By Katanga Johnson
WASHINGTON (Reuters) – The U.S. Securities and Exchange Commission (SEC) on Wednesday agreed to give investors who vote by proxy more freedom to choose their candidates during contested corporate board elections, as the agency’s Democratic leadership seeks to bolster shareholder rights.
Until now, shareholders who voted remotely in contested elections had to choose from a full slate of board directors nominated by the management or a competing set of nominees provided by an activist investor.
The five-commissioner panel voted 4-1 to adopt the new rule.
Unlike in countries such as Canada and Australia, investors in the United States could not mix and match from these competing lists unless they sent a representative to vote in person at the annual meeting. The vast majority of corporate votes are cast remotely.
In 2016, two weeks before the election of former President Donald Trump, the securities regulator proposed an Obama-era reform that would have given shareholders in companies more freedom to vote for their preferred candidates during contested board elections.
It was later shelved by the agency’s then Republican leadership, which cited a preference to loosening rules that it said deterred firms from going public.
Wednesday’s rule requires “universal” proxy cards listing all duly nominated director candidates, effectively allowing shareholders to mix and match.
Investor advocates say the former system allowed corporate management to skew elections by proposing ballots with limited candidates whom they prefer. Other candidates submitted by investors are often relegated to separate ballots.
Business groups approve the status quo, calling it efficient and warning that a universal proxy card could lead to over-voting, more frequent disqualification of defective ballots and even shareholder confusion.
The new rule will put investors voting in person on an equal footing with those voting by proxy, said SEC Chair Gary Gensler.
“It makes sense that shareholders should be able to see all the candidates in one place, just as they would in person.
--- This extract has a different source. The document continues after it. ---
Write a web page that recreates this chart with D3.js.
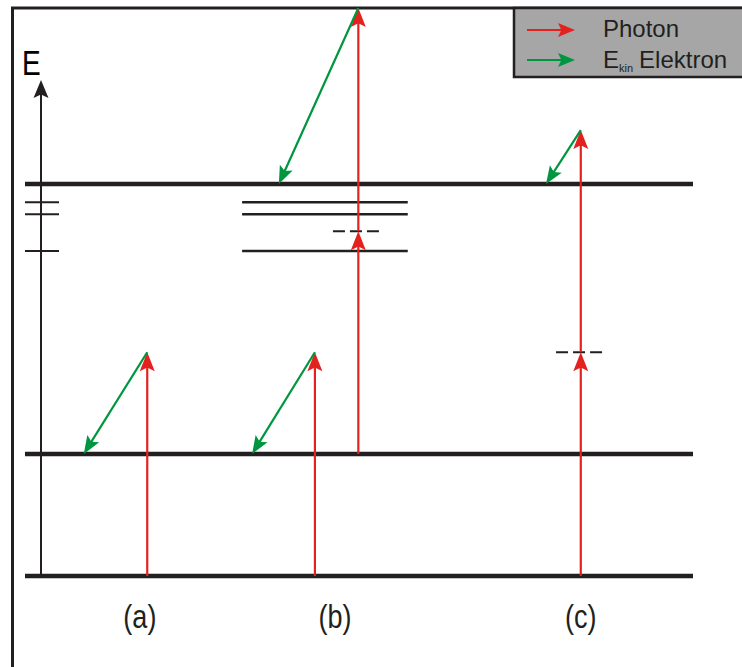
<!DOCTYPE html>
<html>
<head>
<meta charset="utf-8">
<script src="https://cdn.jsdelivr.net/npm/d3@7"></script>
<style>
  html, body { margin: 0; padding: 0; background: #fff; }
  svg { display: block; font-family: "Liberation Sans", Arial, sans-serif; }
</style>
</head>
<body>
<svg id="chart" width="742" height="667"></svg>
<script>
// Energy-level diagram: photon absorption (red) and kinetic electron energy (green)

// Energy of the three main bands (thick lines)
const bandEnergies = [0, 21.5, 69.0];
// Discrete levels just below the upper band (short marks on the E axis)
const axisLevelEnergies = [65.8, 63.7, 57.2];
// Discrete levels drawn in panel (b)
const panelLevelEnergies = [65.8, 63.7, 57.2];
// Virtual (dashed) intermediate levels: [x start, x end, energy]
const virtualLevels = [[46.1, 53.1, 60.7], [79.5, 86.7, 39.4]];
// Photon arrows: [x, start energy, end energy]
const photons = [
  [18.3, 0, 39.4],
  [43.4, 0, 39.4],
  [49.9, 21.5, 60.7],
  [49.9, 60.7, 100],
  [83.2, 0, 39.4],
  [83.2, 39.4, 78.5]
];
// Electron arrows: [x start, start energy, x end, end energy]
const electrons = [
  [18.3, 39.4, 8.8, 21.5],
  [43.4, 39.4, 34.0, 21.5],
  [49.9, 100, 38.0, 69.0],
  [83.2, 78.5, 78.0, 69.0]
];
// Panel labels and their x positions
const panelLabels = ["(a)", "(b)", "(c)"];
const panelLabelX = [17.2, 46.4, 83.2];
// Legend entries
const legendLabels = ["Photon", "Elektron"];

const RED = "#e3221f", GREEN = "#009640", INK = "#231f20";

const svg = d3.select("#chart");
const x = d3.scaleLinear().domain([0, 100]).range([25, 693]);
const y = d3.scaleLinear().domain([0, 100]).range([576, 8]);

// Draw an arrow line from (x0,y0) to (x1,y1) with a filled head at the end
function arrow(g, x0, y0, x1, y1, color, width, headLen, headHalf) {
  const dx = x1 - x0, dy = y1 - y0, L = Math.hypot(dx, dy);
  const ux = dx / L, uy = dy / L, nx = -uy, ny = ux;
  const bx = x1 - ux * headLen, by = y1 - uy * headLen;
  const notch = headLen * 0.8;
  g.append("line")
    .attr("x1", x0).attr("y1", y0)
    .attr("x2", x1 - ux * notch * 0.9).attr("y2", y1 - uy * notch * 0.9)
    .attr("stroke", color).attr("stroke-width", width);
  const pts = [
    [x1, y1],
    [bx + nx * headHalf, by + ny * headHalf],
    [x1 - ux * notch, y1 - uy * notch],
    [bx - nx * headHalf, by - ny * headHalf]
  ];
  g.append("polygon").attr("points", pts.map(p => p.join(",")).join(" ")).attr("fill", color);
}

// Frame (top and left edges)
svg.append("path")
  .attr("d", d3.line()([[12.5, 667], [12.5, 8], [742, 8]]))
  .attr("fill", "none").attr("stroke", INK).attr("stroke-width", 3);

// Energy axis
const axisX = 41;
const axisG = svg.append("g");
arrow(axisG, axisX, y(0), axisX, 80, INK, 2, 18, 7.5);
svg.append("text").attr("x", 22).attr("y", 75)
  .attr("font-size", 35).attr("fill", "#000")
  .attr("transform", "translate(22,0) scale(0.8,1) translate(-22,0)")
  .text("E");

// Short level marks on the axis
svg.selectAll(".axisLevel").data(axisLevelEnergies).join("line")
  .attr("x1", x(0)).attr("x2", 59)
  .attr("y1", d => y(d)).attr("y2", d => y(d))
  .attr("stroke", INK).attr("stroke-width", 2);

// Main bands
svg.selectAll(".band").data(bandEnergies).join("line")
  .attr("x1", x(0)).attr("x2", x(100))
  .attr("y1", d => y(d)).attr("y2", d => y(d))
  .attr("stroke", INK).attr("stroke-width", 4.5);

// Levels in panel (b)
svg.selectAll(".panelLevel").data(panelLevelEnergies).join("line")
  .attr("x1", x(32.5)).attr("x2", x(57.3))
  .attr("y1", d => y(d)).attr("y2", d => y(d))
  .attr("stroke", INK).attr("stroke-width", 2.5);

// Virtual levels
svg.selectAll(".virtual").data(virtualLevels).join("line")
  .attr("x1", d => x(d[0])).attr("x2", d => x(d[1]))
  .attr("y1", d => y(d[2])).attr("y2", d => y(d[2]))
  .attr("stroke", INK).attr("stroke-width", 2).attr("stroke-dasharray", "12,5");

// Photon and electron arrows
const arrowsG = svg.append("g");
photons.forEach(d => arrow(arrowsG, x(d[0]), y(d[1]), x(d[0]), y(d[2]), RED, 2.2, 19, 7.5));
electrons.forEach(d => arrow(arrowsG, x(d[0]), y(d[1]), x(d[2]), y(d[3]), GREEN, 2.2, 18, 7));

// Panel labels
svg.selectAll(".panelLabel").data(panelLabels).join("text")
  .attr("x", (d, i) => x(panelLabelX[i])).attr("y", 628)
  .attr("text-anchor", "middle").attr("font-size", 33).attr("fill", INK)
  .attr("transform", (d, i) => `translate(${x(panelLabelX[i])},0) scale(0.82,1) translate(${-x(panelLabelX[i])},0)`)
  .text(d => d);

// Legend
const lg = svg.append("g");
lg.append("rect").attr("x", 514).attr("y", 8).attr("width", 240).attr("height", 69)
  .attr("fill", "#a6a6a6").attr("stroke", INK).attr("stroke-width", 2.5);
arrow(lg, 527, 30, 575, 30, RED, 2.2, 17, 7);
arrow(lg, 527, 60, 575, 60, GREEN, 2.2, 17, 7);
lg.append("text").attr("x", 603).attr("y", 37).attr("font-size", 24).attr("fill", INK).text(legendLabels[0]);
const t2 = lg.append("text").attr("x", 603).attr("y", 68).attr("font-size", 24).attr("fill", INK);
t2.append("tspan").text("E");
t2.append("tspan").attr("font-size", 11).attr("dy", 4).text("kin");
t2.append("tspan").attr("dy", -4).attr("dx", 6).text(legendLabels[1]);
</script>
</body>
</html>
This is an important aspect of shareholder democracy,” he added.
Advocates welcomed the SEC’s decision.
“This should be called the investor-choice rule,” said Amy Borrus, who leads the Washington-based Council of Institutional Investors. “This small but significant reform ensures that investors voting by proxy card – as the vast majority of institutional and individual investors do – can vote for whichever combination of director nominees they think best serves their interests.”
An influential proxy adviser, Institutional Shareholder Services (ISS), called the measure “a significant milestone” that ensures corporate elections are “fair, transparent, and efficient.”
Elad Roisman, a Republican commissioner, voted in favor of the measure but said he would have preferred that the rule require those launching a proxy contest to meet certain eligibility criteria, such as thresholds of ownership in the target company or holding periods for the company’s stock.
“Such criteria would demonstrate that a dissident has an economic stake or investment interest in the target company.”
ADDITIONAL PROXY ADVISER MEASURE
The U.S. markets regulator also voted to propose a measure that requires enhanced disclosure and voting options in all corporate director elections.
Subject to public consultation before it can be adopted, the proposal would rescind a Trump-era rule that sought to restrict proxy advisory firms, which recommend to investors how to vote and cast ballots on behalf of some asset managers.
This SEC proposal would undo, among other previous restrictions, a condition that required proxy advisory firms to make their advice available to companies that are the subject of their advice at or before the meeting.
On Wednesday, industry groups like the National Association of Manufacturers said they were “extremely concerned” that the SEC proposed revisions to a 2020 proxy rule “absent of any new information about its impact on the market.”
The powerful U.S. Chamber of Commerce criticized the move as a sign the agency “is not serious about rooting out and eliminating misinformation and conflicts of interest in the proxy process.”